Tropical Shells Galore had evidently been established without much thought for the second of the four Ps of marketing (Place). I'd passed the sign advertising its conchological wares countless times in my youth, but it was a second-hand bookshop that took me into the alleyway, and a hand-painted warning in up-country Swahili - "Mbwa kali!" ("Fierce dog!") - that drew me up the metal stairs for the first time. Entering the first-floor doorway, I found myself inside not just an emporium of tropical shells, but a cross between a cabinet of curiosities and a contemporary curio shop. The Borgesian catalogue in the shop's brochure (click on the image below to read the list) gives some idea of the wonders it contained - exotic and unusual objects from East Africa, the Indian Ocean and assorted other places, including an unnamed British borstal for young delinquents. I remember in particular the model dhow and turtle shell, familiar from tourist shops and restaurants on the East African coast. Others recall the 'witchdoctor', wreathed in incense, who made wishes come true when you pressed a coin into his hand.

The keeper of these curios was an unassuming man, but he had a tale to tell. During the war Rex Grundy had served in the RAF and ended up settling in Kenya, where he ran a hotel on the coast near Mombasa and exported shells for button-making and other purposes. In 1958 he packed up and sailed back to England, opening Tropical Shells Galore with the stock and other knick-knacks that he'd come home with. He continued importing shells and made his own shell ornaments that he sold by mail-order: apparently a more lucrative business than the shop (perhaps not so surprising given its concealed location, though Rex Grundy is said to have been a less than enthusiastic salesman).

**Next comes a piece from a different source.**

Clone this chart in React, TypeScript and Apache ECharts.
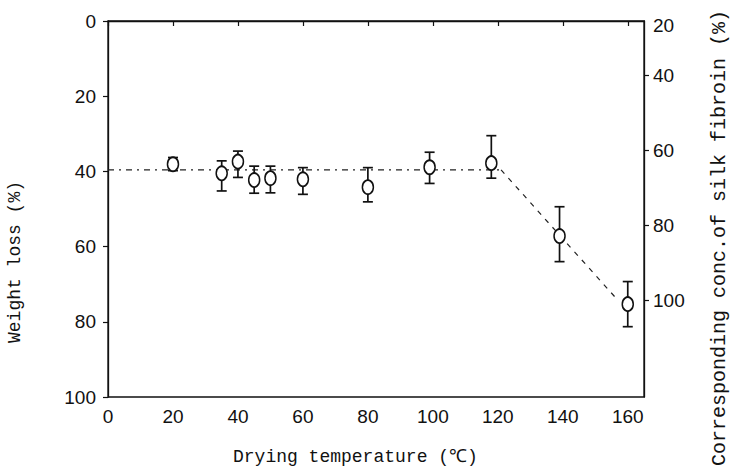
import React, { useEffect, useRef } from "react";
import * as echarts from "echarts";

// Drying temperature (°C)
const temps = [20, 35, 40, 45, 50, 60, 80, 99, 118, 139, 160];
// Weight loss (%) mean values
const weightLoss = [38.1, 40.5, 37.4, 42.3, 41.8, 42.1, 44.2, 38.9, 37.8, 57.2, 75.3];
// Error bar ends (upper end = smaller value, lower end = larger value on the inverted axis)
const errTop = [36.3, 37.2, 34.6, 38.6, 38.6, 39.0, 39.0, 34.9, 30.5, 49.4, 69.3];
const errBottom = [39.8, 45.2, 41.6, 45.8, 45.7, 46.1, 48.1, 43.2, 41.8, 64.0, 81.3];

// Guide lines
const fitFlatX = [0, 121];
const fitFlatY = [39.6, 39.6];
const fitSlopeX = [121, 157];
const fitSlopeY = [39.6, 74.3];

// Axis ticks
const xTicks = [0, 20, 40, 60, 80, 100, 120, 140, 160];
const rightTickValues = [40, 60, 80, 100];
const rightLabelValues = [26.8, 40, 60, 80, 100];
const rightLabelTexts = ["20", "40", "60", "80", "100"];

const titleX = "Drying temperature (\u2103)";
const titleYLeft = "Weight loss (%)";
const titleYRight = "Corresponding conc.of silk fibroin (%)";

export default function App() {
  const ref = useRef<HTMLDivElement>(null);
  useEffect(() => {
    if (!ref.current) return;
    const chart = echarts.init(ref.current, null, { renderer: "svg" });
    const tickFont = {
      fontFamily: "Liberation Sans",
      fontSize: 19,
      color: "#111",
    };
    const monoFont = "Liberation Mono";
    const ink = "#111";
    chart.setOption({
      animation: false,
      backgroundColor: "#fff",
      grid: {
        left: 108,
        right: 94,
        top: 21,
        bottom: 79,
        show: true,
        borderColor: ink,
        borderWidth: 1.3,
        backgroundColor: "transparent",
      },
      xAxis: {
        type: "value",
        min: 0,
        max: 165,
        splitLine: { show: false },
        axisLine: { show: true, lineStyle: { color: ink, width: 1.3 } },
        axisTick: {
          show: true,
          inside: false,
          length: 5,
          customValues: xTicks,
          lineStyle: { color: ink, width: 1.2 },
        },
        axisLabel: {
          ...tickFont,
          margin: 10,
          customValues: xTicks,
        },
      },
      yAxis: [
        {
          type: "value",
          min: 0,
          max: 100,
          interval: 20,
          inverse: true,
          splitLine: { show: false },
          axisLine: { show: true, lineStyle: { color: ink, width: 1.3 } },
          axisTick: { show: true, length: 5, lineStyle: { color: ink, width: 1.2 } },
          axisLabel: { ...tickFont, margin: 12 },
        },
        {
          type: "value",
          position: "right",
          min: 25.6,
          max: 125.6,
          inverse: true,
          splitLine: { show: false },
          axisLine: { show: true, lineStyle: { color: ink, width: 1.3 } },
          axisTick: {
            show: true,
            length: 5,
            customValues: rightTickValues,
            lineStyle: { color: ink, width: 1.2 },
          },
          axisLabel: {
            ...tickFont,
            margin: 9,
            customValues: rightLabelValues,
            formatter: (v: number) => {
              const i = rightLabelValues.indexOf(v);
              return i >= 0 ? rightLabelTexts[i] : "";
            },
          },
        },
      ],
      graphic: [
        {
          type: "text",
          left: 233,
          top: 448,
          style: {
            text: titleX,
            font: `18px "${monoFont}"`,
            fill: ink,
          },
        },
        {
          type: "text",
          x: 15,
          y: 262,
          rotation: Math.PI / 2,
          style: {
            text: titleYLeft,
            font: `18px "${monoFont}"`,
            fill: ink,
            align: "center",
            verticalAlign: "middle",
          },
        },
        {
          type: "text",
          x: 719,
          y: 238,
          rotation: Math.PI / 2,
          style: {
            text: titleYRight,
            font: `20px "${monoFont}"`,
            fill: ink,
            align: "center",
            verticalAlign: "middle",
          },
        },
      ],
      series: [
        {
          type: "line",
          data: fitFlatX.map((x, i) => [x, fitFlatY[i]]),
          showSymbol: false,
          symbol: "none",
          lineStyle: { color: "#222", width: 1.2, type: [6, 5, 2, 5] },
          z: 1,
        },
        {
          type: "line",
          data: fitSlopeX.map((x, i) => [x, fitSlopeY[i]]),
          showSymbol: false,
          symbol: "none",
          lineStyle: { color: "#222", width: 1.2, type: [5, 6] },
          z: 1,
        },
        {
          type: "custom",
          data: temps.map((t, i) => [t, errTop[i], errBottom[i]]),
          encode: { x: 0, y: [1, 2] },
          z: 2,
          renderItem: (params: any, api: any) => {
            const x = api.value(0);
            const a = api.coord([x, api.value(1)]);
            const b = api.coord([x, api.value(2)]);
            const cap = 5;
            const style = { stroke: ink, lineWidth: 1.7 };
            return {
              type: "group",
              children: [
                { type: "line", shape: { x1: a[0], y1: a[1], x2: b[0], y2: b[1] }, style },
                { type: "line", shape: { x1: a[0] - cap, y1: a[1], x2: a[0] + cap, y2: a[1] }, style },
                { type: "line", shape: { x1: b[0] - cap, y1: b[1], x2: b[0] + cap, y2: b[1] }, style },
              ],
            };
          },
        },
        {
          type: "scatter",
          data: temps.map((t, i) => [t, weightLoss[i]]),
          symbol: "circle",
          symbolSize: [11, 14],
          itemStyle: { color: "#fff", borderColor: ink, borderWidth: 1.7, opacity: 1 },
          z: 3,
        },
      ],
    });
    return () => chart.dispose();
  }, []);
  return (
    <div
      ref={ref}
      style={{ position: "fixed", left: 0, top: 0, width: 738, height: 476, background: "#fff" }}
    />
  );
}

Unfortunately I didn't get another chance to ask him about his life in Kenya. The next time I came home from Mombasa the shop was closed and emptied of its contents, the victim of a landlord's plans for redevelopment. The second-hand bookshop I used to visit was also closed, but subsequently reopened in another building in the alleyway.  The bookseller, Tony Parkinson, inherited the mantle of Tropical Shells Galore, and now sells shells, minerals, fossils, and (among other things) a small selection of antiquities and ethnographic objects, in addition to three floors-worth of books. I go there whenever I'm back in Southport, but still miss the old tropical shell shop.

If the curio shops of East Africa and the (post)colonial diaspora haven't already been studied, then they should be. Likewise the history of the shell trade and its analogues (many species of marine mollusc on the Kenya coast have declined in abundance and/or size since the start of the tourist boom in the 1970s, and the collection and purchase of seashells and other marine curios is now discouraged).  Looking around the room in Cambridge that I'm sitting in now, I realise that it resembles a compact version of Tropical Shells Galore and Parkinson's of Southport ("Booksellers, Naturalists & Antiquarians") without the shells, and that my jumbled writing has something in common with these museums of personal memory and imagining. The only difference is that I'm not selling anything. Not yet.